Second tanker of Kurdish oil leaves Turkey despite Baghdad's warning

Second tanker of Kurdish oil leaves Turkey despite Baghdad's warning

ANKARA - Reuters

In this May 31, 2009 file photo, employees work at the Tawke oil field in the semiautonomous Kurdish region in northern Iraq. AP Photo

A second shipment of Iraqi Kurdish crude has sailed from the Turkish port of Ceyhan, industry and government sources said, increasing the stakes in a battle with Baghdad over control of oil sales from the autonomous region.

The United Emblem suezmax tanker, carrying 1 million barrels of crude, sailed from the harbor on Turkey’s Mediterranean coast on June 10, Reuters AIS Live ship tracking showed.

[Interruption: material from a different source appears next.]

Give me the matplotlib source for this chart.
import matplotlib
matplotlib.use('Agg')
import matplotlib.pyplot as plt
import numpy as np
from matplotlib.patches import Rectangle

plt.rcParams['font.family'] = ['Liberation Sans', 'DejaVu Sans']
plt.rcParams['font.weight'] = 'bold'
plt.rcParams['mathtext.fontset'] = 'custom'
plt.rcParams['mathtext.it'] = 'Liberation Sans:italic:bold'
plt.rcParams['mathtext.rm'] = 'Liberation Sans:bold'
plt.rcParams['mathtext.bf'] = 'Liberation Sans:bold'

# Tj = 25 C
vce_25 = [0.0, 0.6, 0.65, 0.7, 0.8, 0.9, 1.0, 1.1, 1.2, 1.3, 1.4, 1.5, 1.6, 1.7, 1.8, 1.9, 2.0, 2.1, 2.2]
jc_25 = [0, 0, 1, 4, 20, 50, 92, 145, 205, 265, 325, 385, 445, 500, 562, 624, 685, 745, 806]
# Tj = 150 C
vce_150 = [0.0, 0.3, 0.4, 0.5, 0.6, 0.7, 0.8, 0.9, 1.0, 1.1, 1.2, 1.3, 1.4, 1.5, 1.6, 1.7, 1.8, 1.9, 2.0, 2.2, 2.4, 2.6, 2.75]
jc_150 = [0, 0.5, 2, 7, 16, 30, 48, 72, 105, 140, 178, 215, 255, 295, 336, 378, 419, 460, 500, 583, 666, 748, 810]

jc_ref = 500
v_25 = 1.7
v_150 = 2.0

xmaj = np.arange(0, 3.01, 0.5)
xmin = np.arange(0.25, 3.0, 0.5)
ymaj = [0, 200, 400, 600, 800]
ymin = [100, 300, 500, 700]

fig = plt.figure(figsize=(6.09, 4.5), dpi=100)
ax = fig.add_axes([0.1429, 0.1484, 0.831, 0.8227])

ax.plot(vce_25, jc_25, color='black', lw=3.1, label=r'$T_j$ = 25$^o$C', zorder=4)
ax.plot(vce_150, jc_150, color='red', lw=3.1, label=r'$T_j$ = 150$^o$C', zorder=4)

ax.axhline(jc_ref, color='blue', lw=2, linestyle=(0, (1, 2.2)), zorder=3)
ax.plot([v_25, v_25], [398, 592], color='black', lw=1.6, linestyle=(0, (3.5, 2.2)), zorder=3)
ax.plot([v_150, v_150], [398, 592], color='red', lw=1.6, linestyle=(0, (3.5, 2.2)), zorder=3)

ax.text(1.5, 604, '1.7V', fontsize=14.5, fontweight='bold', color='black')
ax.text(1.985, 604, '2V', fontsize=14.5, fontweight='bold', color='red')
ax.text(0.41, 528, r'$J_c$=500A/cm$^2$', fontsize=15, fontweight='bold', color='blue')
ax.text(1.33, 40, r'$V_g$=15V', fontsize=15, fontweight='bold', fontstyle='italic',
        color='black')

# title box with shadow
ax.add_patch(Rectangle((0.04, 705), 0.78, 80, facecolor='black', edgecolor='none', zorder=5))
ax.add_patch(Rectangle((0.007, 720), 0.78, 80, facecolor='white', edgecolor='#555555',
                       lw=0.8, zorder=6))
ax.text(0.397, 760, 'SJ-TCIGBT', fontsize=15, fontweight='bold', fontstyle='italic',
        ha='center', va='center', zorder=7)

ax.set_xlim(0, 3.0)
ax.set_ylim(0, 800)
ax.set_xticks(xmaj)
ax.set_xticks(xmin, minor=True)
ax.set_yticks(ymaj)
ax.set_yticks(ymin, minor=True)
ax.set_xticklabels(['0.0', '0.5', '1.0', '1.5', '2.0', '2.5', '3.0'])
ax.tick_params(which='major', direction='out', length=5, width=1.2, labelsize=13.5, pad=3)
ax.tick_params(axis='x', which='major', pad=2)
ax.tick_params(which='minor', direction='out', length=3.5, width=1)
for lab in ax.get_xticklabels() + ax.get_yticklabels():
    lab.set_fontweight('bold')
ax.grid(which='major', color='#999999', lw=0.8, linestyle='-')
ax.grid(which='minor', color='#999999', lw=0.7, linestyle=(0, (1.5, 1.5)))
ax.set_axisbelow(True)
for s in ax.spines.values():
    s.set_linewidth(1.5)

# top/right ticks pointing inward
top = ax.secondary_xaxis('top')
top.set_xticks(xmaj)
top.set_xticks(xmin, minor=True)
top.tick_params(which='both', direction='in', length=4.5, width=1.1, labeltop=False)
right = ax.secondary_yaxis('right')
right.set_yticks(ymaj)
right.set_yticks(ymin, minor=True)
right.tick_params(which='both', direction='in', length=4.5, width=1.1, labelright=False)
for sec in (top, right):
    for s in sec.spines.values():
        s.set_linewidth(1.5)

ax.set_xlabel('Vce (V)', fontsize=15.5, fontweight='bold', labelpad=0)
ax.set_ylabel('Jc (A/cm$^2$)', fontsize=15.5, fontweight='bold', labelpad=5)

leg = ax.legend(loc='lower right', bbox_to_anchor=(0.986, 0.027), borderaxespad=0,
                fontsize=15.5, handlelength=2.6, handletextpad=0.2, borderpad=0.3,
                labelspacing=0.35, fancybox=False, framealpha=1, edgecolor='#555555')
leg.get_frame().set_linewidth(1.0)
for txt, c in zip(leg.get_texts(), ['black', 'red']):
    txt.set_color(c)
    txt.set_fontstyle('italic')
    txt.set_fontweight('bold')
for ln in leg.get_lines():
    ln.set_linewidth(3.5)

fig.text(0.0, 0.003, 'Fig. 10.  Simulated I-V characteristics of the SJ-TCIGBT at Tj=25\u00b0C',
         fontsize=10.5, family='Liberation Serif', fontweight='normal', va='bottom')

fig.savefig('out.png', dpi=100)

The shipment is the second to leave Ceyhan in three weeks after arriving by pipeline. At least 2 million barrels of Kurdish crude are now at sea, despite protests from Baghdad that only the central government has the right to sell Iraqi oil.

Iraq’s oil minister condemned the exports. “What happened in my view was the biggest mistake that has been made by the Kurds and the Turks... and the Iraqi government will take severe measures,” Abdul Kareem Luaibi told a news briefing in Vienna on June 9.

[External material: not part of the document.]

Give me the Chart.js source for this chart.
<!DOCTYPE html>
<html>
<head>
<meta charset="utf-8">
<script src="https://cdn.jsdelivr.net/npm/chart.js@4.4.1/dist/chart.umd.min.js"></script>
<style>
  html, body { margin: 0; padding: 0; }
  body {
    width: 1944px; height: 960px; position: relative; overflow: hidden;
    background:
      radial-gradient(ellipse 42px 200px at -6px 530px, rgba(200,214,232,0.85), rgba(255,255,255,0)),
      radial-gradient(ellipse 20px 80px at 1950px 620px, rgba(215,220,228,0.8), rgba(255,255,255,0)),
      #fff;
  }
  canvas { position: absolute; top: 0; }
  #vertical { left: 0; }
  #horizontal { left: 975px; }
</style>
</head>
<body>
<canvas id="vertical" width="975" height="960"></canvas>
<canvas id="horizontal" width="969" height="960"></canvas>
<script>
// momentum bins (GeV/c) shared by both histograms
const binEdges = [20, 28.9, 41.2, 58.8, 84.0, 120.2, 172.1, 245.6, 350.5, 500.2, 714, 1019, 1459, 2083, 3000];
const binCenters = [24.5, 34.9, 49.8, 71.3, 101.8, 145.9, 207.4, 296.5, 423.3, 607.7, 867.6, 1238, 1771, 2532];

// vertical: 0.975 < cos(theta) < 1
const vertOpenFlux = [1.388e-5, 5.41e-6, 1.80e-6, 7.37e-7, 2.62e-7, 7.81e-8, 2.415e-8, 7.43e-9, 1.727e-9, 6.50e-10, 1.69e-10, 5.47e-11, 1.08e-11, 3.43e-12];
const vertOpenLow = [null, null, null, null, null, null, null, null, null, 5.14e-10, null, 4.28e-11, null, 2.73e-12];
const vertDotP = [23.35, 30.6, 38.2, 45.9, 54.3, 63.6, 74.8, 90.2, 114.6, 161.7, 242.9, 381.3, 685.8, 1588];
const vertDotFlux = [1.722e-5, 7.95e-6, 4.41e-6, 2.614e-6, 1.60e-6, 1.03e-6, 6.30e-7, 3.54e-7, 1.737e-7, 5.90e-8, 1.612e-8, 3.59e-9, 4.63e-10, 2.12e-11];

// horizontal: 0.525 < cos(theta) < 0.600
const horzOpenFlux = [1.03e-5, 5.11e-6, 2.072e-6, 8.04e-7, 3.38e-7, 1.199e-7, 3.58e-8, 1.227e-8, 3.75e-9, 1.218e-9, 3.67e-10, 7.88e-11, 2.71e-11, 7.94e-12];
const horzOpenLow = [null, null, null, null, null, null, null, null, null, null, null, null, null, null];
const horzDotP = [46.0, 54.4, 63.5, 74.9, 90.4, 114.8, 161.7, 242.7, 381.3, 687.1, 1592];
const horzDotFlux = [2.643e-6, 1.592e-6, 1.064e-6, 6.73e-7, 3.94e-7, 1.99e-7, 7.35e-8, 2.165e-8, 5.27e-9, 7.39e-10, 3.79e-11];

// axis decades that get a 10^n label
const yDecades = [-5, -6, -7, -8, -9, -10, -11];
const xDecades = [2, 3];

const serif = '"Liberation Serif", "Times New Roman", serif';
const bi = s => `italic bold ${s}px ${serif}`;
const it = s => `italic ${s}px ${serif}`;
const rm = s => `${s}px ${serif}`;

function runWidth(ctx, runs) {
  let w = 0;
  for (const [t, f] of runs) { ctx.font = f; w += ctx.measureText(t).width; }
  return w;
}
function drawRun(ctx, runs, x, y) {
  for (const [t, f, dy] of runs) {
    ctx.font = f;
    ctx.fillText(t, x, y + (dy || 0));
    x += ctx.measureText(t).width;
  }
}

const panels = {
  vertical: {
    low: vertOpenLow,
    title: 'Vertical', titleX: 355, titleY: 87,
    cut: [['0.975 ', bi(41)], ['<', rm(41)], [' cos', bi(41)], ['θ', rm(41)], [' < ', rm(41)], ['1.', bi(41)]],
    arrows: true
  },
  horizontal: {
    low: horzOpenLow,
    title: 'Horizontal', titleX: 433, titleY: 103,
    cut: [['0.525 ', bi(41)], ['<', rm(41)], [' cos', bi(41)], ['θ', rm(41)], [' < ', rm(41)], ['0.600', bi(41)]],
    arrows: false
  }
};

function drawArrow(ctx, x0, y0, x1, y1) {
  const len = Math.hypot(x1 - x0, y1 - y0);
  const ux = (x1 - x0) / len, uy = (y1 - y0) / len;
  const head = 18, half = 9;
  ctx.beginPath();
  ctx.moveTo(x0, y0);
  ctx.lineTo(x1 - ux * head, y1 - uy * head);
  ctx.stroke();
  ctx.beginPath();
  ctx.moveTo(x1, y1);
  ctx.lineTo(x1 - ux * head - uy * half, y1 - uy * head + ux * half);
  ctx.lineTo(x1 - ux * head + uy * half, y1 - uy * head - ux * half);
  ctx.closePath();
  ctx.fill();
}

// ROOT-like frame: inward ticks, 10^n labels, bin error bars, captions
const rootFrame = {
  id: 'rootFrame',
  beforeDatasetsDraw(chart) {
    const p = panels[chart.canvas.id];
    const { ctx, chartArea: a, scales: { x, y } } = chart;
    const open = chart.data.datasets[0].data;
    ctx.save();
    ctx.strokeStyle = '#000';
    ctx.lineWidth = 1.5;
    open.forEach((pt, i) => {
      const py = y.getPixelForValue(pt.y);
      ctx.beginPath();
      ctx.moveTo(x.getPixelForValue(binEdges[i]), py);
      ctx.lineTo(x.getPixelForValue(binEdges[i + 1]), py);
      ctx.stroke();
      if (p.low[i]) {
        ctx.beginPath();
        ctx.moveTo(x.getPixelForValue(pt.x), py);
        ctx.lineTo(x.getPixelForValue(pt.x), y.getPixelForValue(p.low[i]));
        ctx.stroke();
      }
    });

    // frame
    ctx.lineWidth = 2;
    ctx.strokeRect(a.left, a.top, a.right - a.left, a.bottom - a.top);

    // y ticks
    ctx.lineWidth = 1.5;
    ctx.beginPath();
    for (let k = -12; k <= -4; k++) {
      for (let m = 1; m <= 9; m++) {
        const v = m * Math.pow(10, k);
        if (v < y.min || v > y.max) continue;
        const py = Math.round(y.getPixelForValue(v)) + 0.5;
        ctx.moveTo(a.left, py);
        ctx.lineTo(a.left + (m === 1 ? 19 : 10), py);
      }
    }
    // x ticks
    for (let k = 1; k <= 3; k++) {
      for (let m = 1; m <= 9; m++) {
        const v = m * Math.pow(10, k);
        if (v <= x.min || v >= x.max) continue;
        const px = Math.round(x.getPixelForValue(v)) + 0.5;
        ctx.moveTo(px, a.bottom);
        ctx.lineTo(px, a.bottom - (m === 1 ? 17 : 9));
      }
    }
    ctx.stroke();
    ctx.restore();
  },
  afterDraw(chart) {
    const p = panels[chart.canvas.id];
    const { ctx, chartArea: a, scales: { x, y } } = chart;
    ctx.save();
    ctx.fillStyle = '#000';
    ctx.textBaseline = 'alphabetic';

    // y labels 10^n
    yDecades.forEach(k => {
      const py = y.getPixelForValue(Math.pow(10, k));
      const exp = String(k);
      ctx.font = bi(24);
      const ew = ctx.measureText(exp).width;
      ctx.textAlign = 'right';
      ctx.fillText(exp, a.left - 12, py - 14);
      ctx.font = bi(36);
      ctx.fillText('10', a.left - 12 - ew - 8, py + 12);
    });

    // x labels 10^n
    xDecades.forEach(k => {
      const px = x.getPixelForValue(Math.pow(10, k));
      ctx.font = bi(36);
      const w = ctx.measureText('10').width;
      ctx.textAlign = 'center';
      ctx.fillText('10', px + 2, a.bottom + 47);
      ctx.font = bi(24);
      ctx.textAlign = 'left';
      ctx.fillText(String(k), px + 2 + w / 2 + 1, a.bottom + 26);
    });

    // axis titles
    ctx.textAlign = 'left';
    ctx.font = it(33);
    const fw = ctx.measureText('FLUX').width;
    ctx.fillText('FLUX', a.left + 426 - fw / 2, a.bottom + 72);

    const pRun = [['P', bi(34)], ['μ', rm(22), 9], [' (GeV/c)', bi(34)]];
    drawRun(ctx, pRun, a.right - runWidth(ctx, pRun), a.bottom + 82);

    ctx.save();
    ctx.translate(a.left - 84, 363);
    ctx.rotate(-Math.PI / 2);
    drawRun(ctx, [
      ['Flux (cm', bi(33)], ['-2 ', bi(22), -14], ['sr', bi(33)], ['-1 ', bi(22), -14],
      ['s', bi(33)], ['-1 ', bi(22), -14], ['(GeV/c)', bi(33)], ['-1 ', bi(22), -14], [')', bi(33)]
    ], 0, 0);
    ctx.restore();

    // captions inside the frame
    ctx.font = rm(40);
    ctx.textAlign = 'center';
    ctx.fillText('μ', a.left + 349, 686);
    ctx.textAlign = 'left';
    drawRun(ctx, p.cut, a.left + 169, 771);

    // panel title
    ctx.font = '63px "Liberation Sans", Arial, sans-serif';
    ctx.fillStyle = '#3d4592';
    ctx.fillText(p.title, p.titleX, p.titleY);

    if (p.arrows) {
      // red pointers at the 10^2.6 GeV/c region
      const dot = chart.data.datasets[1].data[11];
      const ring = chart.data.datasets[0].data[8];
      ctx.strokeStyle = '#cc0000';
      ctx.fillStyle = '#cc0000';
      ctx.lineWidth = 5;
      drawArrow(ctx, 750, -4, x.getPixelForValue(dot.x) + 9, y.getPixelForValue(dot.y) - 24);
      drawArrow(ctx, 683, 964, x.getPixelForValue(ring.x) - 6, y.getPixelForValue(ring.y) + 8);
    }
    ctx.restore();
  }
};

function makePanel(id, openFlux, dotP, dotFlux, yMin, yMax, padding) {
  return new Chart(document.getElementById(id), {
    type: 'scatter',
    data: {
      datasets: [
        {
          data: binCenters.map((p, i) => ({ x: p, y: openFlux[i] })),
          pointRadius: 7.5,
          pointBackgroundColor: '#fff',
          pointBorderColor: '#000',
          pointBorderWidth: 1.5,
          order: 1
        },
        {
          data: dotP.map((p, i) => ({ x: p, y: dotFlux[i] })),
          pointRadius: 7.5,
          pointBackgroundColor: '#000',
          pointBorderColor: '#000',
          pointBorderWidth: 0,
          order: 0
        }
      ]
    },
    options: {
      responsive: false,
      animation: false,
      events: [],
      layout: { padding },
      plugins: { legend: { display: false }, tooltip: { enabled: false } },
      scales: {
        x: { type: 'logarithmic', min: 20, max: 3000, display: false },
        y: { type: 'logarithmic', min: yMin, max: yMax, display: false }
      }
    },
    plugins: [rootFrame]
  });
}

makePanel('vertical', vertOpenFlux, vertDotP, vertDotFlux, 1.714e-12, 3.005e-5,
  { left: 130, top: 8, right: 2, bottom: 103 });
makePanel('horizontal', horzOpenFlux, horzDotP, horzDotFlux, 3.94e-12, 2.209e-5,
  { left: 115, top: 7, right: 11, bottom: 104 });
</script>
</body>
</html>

He repeated that Baghdad would sue the Turkish government and Turkish state owned pipeline operator Botaş for facilitating the sale of the crude. Baghdad was in the process informing the United Nations about Ankara’s role in the shipment, he added.

“We have no choice but to go to arbitration and they [Turkish government] have been informed,” Luaibi said.

The Kurdish Regional Government has said the oil shipments are designed to show Baghdad it will exercise control over its own oil sales, but so far it has failed to find a buyer for its first tanker shipment, which left Ceyhan over two weeks ago.

The hunt for buyers

Last week the first tanker, the United Leadership, sailed away from Morocco after the North African country declined to let the vessel unload its 1-million-barrel crude cargo at the Mohammeddia refinery.

Italy has also warned oil traders they face potential legal action if they buy the Kurdish crude, after discussions with the Iraq central government at its embassy in Baghdad.

The regional government originally said the oil would be sold to German or Italian refiners, but so far the United Leadership has not sailed towards those destinations. On Monday, it remained about 48 km off the Moroccan coast.

The United Leadership and the United Emblem are listed in tanker tracking as “For Orders,” an industry term indicating that a final buyer of the crude has not yet been arranged.

Until last month, Kurdish oil exports were constrained to a small volume sent by truck to two Turkish ports on the Mediterranean. Iraq’s state marketer made threats of legal action but did not follow through.

But the start of deliveries on a new Kurdish pipeline that currently pumps around 100,000 barrels per day to Ceyhan means significantly higher revenues for the region.

Iraq and Kurdistan have been trying to reach a political agreement over oil sales, but five months after the pipeline started up there had still been no final decision, prompting the regional government to go it alone.

Kurdish crude stored at Ceyhan had reached 2.8 million barrels at the end of last week, Turkish Energy Minister Taner Yıldız said on June 6.